__Recorded data__.
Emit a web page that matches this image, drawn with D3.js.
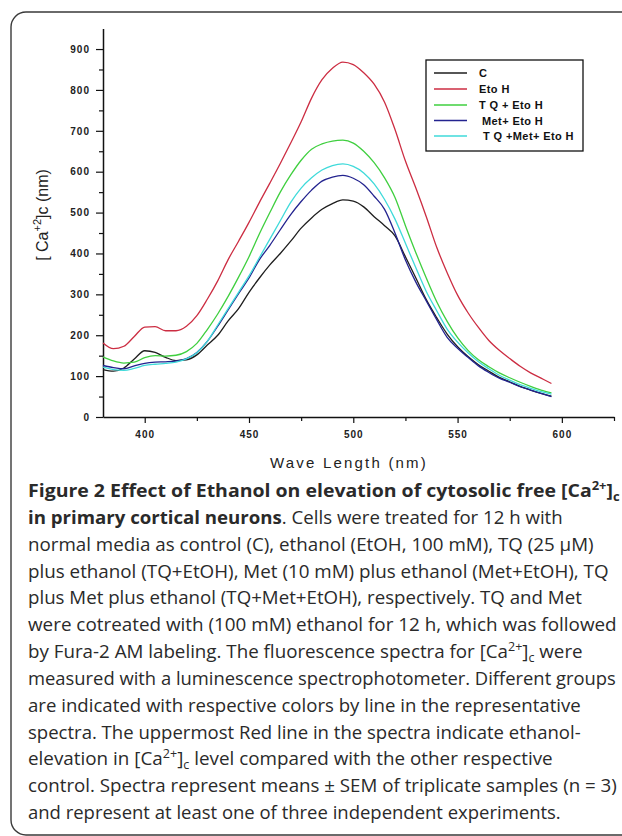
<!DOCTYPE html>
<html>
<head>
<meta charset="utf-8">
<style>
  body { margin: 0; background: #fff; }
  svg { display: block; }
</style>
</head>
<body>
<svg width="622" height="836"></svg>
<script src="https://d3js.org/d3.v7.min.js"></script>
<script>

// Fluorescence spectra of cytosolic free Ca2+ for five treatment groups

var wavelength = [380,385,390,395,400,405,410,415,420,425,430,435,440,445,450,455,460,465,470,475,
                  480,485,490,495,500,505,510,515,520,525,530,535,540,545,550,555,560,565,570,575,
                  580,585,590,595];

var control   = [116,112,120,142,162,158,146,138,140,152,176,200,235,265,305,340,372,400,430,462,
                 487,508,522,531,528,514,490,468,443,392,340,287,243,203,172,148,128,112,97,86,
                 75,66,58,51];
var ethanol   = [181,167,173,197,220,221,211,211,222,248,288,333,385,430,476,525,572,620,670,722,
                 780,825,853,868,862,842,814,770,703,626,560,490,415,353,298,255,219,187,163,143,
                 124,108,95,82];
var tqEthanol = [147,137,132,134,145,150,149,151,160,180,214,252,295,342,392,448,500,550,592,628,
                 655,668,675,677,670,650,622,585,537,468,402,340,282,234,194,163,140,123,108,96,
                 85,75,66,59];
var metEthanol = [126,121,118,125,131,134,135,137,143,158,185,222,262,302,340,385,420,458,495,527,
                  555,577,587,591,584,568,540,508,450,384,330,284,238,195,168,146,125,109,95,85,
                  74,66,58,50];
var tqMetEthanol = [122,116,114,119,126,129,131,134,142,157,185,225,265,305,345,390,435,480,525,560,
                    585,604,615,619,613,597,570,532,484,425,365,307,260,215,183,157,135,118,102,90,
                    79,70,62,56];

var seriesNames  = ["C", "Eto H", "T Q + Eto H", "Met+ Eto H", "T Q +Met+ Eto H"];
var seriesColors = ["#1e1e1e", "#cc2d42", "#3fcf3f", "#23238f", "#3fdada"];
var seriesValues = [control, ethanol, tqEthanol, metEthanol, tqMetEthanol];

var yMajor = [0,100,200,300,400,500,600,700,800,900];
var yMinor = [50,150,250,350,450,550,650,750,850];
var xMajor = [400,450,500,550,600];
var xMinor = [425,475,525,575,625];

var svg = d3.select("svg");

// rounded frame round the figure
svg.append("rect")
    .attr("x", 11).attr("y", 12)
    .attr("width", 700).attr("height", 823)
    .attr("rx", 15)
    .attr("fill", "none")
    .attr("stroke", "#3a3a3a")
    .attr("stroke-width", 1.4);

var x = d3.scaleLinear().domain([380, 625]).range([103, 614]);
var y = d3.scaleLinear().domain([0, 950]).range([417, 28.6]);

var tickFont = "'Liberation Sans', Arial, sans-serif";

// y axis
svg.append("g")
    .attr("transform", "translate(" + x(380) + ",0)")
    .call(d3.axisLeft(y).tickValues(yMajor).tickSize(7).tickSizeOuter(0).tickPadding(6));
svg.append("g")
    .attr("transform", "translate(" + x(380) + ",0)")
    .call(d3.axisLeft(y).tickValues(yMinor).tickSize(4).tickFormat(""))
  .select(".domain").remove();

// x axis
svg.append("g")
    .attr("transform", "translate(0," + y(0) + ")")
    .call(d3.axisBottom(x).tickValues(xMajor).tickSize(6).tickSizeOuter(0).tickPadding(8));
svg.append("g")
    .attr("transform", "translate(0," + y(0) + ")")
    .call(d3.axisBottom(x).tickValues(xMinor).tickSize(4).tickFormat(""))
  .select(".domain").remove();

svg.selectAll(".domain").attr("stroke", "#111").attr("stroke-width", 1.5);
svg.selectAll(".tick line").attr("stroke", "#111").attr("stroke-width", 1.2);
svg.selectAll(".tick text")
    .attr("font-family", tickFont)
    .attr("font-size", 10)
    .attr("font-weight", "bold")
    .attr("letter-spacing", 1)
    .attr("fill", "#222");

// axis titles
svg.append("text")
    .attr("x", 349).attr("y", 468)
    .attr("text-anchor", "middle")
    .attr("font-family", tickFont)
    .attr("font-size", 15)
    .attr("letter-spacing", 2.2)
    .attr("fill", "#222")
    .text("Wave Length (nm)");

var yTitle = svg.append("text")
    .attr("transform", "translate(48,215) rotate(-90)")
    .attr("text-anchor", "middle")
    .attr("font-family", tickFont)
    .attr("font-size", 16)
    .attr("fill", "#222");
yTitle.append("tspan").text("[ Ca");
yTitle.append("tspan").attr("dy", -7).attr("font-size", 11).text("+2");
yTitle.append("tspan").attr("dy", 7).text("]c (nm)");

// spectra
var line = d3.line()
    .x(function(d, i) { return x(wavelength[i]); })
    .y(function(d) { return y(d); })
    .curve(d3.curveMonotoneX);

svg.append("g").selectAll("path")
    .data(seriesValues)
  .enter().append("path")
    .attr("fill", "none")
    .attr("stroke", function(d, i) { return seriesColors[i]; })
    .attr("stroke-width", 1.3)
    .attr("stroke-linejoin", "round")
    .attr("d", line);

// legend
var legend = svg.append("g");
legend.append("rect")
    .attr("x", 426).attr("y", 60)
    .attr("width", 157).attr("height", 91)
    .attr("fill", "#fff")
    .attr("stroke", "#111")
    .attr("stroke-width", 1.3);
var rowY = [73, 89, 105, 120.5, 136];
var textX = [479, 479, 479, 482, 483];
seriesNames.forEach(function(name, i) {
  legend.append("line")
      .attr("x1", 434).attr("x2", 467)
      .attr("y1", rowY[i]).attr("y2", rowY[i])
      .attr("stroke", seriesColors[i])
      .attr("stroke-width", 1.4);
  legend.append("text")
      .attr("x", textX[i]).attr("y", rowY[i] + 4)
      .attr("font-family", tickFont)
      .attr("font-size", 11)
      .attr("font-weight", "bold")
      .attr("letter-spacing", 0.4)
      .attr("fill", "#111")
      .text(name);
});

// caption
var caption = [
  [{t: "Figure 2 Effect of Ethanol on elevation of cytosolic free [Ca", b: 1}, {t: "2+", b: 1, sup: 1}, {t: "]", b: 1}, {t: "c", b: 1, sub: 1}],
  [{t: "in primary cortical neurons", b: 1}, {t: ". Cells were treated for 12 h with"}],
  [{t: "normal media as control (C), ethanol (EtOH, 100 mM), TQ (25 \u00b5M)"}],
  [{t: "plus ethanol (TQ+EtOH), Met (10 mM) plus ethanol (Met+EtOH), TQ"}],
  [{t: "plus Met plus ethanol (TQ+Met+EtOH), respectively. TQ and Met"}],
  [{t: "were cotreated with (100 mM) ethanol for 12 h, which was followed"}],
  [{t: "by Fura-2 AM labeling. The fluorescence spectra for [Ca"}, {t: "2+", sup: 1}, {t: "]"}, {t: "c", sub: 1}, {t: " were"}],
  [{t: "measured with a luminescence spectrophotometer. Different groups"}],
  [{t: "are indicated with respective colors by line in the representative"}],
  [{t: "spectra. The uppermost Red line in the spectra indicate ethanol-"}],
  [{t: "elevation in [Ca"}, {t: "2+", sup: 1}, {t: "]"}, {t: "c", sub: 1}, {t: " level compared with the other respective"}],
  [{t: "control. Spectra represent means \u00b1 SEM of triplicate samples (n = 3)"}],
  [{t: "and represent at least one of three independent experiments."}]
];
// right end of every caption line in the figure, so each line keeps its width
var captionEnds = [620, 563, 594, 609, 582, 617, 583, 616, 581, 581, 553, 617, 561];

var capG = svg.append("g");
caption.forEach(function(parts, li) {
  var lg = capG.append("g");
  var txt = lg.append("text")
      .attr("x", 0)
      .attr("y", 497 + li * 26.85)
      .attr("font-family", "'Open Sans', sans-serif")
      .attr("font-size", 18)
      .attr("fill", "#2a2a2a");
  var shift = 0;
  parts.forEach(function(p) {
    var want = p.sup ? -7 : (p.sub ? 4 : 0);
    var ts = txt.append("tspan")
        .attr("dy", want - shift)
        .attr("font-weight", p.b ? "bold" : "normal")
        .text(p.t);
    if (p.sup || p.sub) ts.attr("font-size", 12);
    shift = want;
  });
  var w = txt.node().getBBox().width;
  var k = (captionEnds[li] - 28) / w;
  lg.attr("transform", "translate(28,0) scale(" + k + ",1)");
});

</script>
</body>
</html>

__Job__.
Set down again, exactly, the lines of the material above from its first line to the one with "580,585,590,595];", inclusive. Leave the pictures out.

__Exercise output__.
Emit a web page that matches this image, drawn with D3.js.
<!DOCTYPE html>
<html>
<head>
<meta charset="utf-8">
<style>
  body { margin: 0; background: #fff; }
  svg { display: block; }
</style>
</head>
<body>
<svg width="622" height="836"></svg>
<script src="https://d3js.org/d3.v7.min.js"></script>
<script>

// Fluorescence spectra of cytosolic free Ca2+ for five treatment groups

var wavelength = [380,385,390,395,400,405,410,415,420,425,430,435,440,445,450,455,460,465,470,475,
                  480,485,490,495,500,505,510,515,520,525,530,535,540,545,550,555,560,565,570,575,
                  580,585,590,595];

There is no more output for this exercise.